* start Input for this task *

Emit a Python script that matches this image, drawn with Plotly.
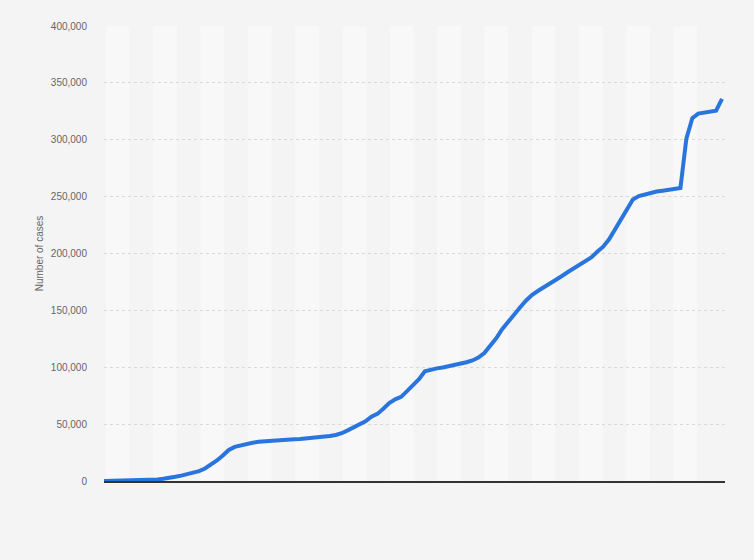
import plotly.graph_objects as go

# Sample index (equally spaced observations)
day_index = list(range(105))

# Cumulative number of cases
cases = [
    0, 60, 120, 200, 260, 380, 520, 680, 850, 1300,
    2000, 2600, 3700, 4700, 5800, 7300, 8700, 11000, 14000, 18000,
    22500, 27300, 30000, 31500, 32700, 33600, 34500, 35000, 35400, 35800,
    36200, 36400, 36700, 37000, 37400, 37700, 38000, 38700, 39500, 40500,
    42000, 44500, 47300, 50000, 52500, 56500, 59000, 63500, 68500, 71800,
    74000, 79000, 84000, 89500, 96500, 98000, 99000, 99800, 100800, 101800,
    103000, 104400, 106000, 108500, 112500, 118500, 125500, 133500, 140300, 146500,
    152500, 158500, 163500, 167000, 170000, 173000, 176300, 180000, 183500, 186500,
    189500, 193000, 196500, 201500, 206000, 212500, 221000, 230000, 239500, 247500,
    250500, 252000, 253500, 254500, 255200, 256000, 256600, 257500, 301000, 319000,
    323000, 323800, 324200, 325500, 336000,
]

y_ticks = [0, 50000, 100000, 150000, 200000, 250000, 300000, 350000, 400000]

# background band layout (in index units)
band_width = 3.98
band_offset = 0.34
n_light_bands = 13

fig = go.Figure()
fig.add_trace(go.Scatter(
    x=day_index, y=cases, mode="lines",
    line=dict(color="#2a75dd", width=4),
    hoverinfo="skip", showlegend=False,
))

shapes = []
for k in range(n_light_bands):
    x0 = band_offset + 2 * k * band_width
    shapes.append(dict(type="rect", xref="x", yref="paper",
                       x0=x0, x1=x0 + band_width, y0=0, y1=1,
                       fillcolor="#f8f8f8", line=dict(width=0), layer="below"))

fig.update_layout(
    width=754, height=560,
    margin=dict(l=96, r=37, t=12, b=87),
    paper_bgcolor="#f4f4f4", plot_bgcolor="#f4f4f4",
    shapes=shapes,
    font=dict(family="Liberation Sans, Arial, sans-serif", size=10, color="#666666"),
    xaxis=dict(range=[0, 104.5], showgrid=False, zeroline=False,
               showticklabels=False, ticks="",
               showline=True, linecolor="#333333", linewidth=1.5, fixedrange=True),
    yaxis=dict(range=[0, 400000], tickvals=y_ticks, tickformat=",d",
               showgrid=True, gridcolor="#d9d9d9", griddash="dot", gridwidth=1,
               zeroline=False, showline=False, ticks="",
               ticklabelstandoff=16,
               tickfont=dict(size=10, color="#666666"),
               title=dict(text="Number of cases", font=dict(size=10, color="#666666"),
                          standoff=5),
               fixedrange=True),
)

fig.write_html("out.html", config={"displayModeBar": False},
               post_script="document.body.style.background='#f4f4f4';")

* end Input for this task *
* start Input for this task *

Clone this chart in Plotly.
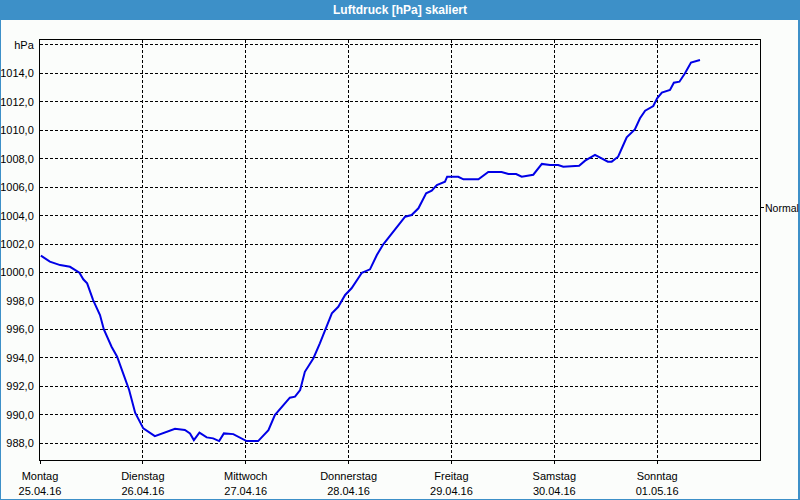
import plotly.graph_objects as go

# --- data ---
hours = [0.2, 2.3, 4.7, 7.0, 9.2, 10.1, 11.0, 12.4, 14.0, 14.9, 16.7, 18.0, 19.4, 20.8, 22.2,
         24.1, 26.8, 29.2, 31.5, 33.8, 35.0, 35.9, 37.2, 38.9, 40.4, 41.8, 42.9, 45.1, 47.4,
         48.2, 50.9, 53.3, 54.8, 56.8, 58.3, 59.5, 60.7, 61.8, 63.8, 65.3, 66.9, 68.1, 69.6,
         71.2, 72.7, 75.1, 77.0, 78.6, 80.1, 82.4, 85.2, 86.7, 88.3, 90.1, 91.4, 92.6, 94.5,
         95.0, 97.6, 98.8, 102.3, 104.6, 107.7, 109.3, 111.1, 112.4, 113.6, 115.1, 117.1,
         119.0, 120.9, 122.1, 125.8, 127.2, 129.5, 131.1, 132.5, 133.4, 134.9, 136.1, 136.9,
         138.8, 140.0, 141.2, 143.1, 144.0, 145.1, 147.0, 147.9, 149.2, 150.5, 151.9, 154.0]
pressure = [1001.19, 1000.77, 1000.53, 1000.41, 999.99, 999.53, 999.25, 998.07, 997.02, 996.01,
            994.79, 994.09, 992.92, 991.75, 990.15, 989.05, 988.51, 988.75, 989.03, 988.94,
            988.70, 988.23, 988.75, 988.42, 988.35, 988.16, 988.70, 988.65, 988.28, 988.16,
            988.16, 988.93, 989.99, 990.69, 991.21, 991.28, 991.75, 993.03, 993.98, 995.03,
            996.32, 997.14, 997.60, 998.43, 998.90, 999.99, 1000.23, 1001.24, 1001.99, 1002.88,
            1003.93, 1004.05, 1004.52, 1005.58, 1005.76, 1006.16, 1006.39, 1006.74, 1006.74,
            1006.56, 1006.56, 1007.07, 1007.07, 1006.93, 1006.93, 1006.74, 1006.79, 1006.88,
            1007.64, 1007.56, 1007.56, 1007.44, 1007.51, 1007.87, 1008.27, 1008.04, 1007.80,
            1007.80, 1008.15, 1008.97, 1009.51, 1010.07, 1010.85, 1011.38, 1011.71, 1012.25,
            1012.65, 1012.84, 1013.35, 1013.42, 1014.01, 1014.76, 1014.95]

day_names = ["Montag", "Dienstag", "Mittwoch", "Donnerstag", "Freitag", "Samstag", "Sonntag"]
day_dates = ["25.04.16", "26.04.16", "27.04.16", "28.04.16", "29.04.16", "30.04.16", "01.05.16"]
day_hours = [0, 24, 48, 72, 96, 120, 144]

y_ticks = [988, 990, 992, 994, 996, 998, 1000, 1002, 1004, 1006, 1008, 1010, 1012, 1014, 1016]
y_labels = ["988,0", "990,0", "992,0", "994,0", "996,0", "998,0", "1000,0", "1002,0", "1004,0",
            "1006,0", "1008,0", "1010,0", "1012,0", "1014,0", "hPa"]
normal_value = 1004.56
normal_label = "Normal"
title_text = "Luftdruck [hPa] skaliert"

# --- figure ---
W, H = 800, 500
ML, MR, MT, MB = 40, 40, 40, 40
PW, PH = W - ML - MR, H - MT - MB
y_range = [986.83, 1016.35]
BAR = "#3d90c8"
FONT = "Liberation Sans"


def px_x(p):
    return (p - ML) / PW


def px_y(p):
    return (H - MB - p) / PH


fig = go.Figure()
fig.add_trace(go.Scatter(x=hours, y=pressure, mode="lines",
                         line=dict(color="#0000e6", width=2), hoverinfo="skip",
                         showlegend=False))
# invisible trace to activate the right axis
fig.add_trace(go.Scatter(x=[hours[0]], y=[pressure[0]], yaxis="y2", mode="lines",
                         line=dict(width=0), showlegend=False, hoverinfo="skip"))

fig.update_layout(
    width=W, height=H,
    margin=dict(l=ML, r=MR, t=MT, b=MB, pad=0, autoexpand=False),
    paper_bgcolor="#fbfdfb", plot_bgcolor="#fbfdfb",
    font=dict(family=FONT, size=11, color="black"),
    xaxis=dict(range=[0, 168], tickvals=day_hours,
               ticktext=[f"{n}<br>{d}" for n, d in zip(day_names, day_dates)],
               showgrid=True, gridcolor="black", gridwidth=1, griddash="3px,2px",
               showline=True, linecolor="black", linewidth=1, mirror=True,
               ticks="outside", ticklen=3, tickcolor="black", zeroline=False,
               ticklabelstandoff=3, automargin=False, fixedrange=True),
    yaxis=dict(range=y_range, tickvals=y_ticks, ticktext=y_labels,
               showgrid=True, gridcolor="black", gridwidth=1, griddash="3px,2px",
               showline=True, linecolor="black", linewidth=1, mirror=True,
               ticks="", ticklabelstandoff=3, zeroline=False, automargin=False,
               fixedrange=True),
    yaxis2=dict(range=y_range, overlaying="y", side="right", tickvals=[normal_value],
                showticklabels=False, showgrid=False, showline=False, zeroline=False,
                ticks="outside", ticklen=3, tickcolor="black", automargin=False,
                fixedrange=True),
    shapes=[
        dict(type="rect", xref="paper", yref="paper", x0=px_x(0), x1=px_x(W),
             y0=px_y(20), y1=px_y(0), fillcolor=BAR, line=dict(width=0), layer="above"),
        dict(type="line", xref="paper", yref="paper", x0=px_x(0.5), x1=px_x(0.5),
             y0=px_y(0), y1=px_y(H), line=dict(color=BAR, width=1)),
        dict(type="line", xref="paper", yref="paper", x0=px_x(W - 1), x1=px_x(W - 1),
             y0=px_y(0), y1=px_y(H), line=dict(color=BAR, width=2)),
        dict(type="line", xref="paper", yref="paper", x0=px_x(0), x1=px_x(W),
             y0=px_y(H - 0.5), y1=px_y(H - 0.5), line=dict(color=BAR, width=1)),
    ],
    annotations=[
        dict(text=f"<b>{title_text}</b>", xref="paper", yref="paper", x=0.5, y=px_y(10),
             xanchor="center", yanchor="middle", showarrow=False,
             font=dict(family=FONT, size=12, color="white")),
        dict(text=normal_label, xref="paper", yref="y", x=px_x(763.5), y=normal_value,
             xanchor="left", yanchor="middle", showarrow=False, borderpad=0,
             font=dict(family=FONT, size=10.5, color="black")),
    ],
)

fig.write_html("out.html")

* end Input for this task *
* start Input for this task *

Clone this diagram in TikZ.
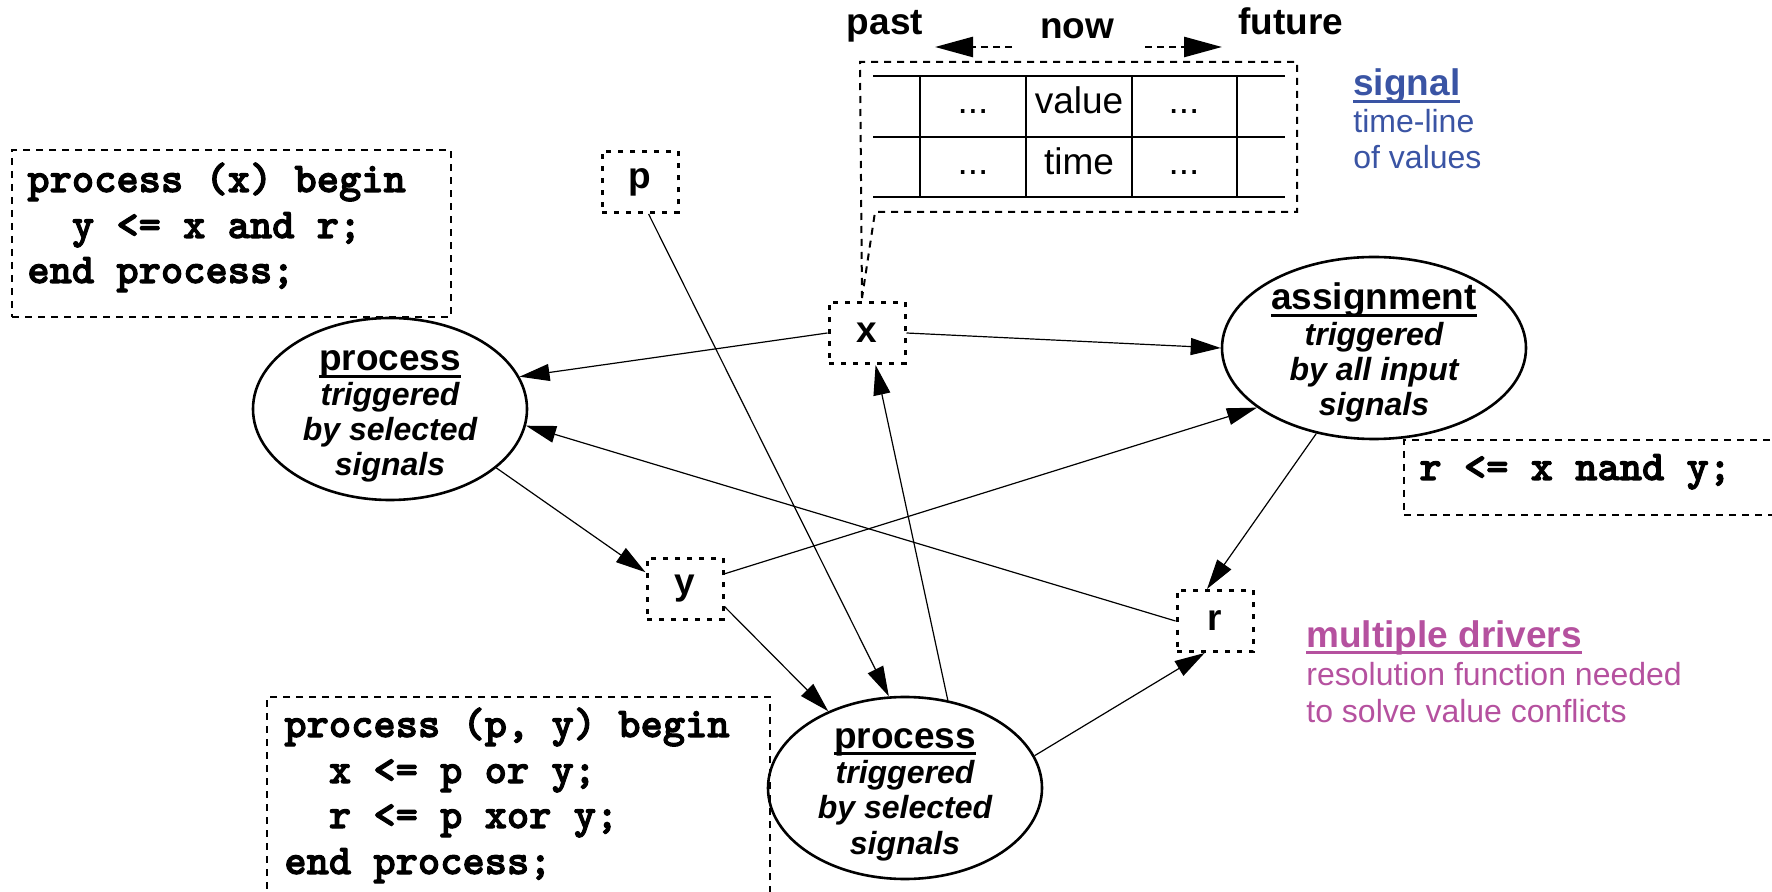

* end Input for this task *

_What to produce:_ Set down exactly the lines above, from the line containing "Emit a Python" through the line containing "day_index = list(range(105))". Skip the pictures.

_Expected answer:_
Emit a Python script that matches this image, drawn with Plotly.
import plotly.graph_objects as go

# Sample index (equally spaced observations)
day_index = list(range(105))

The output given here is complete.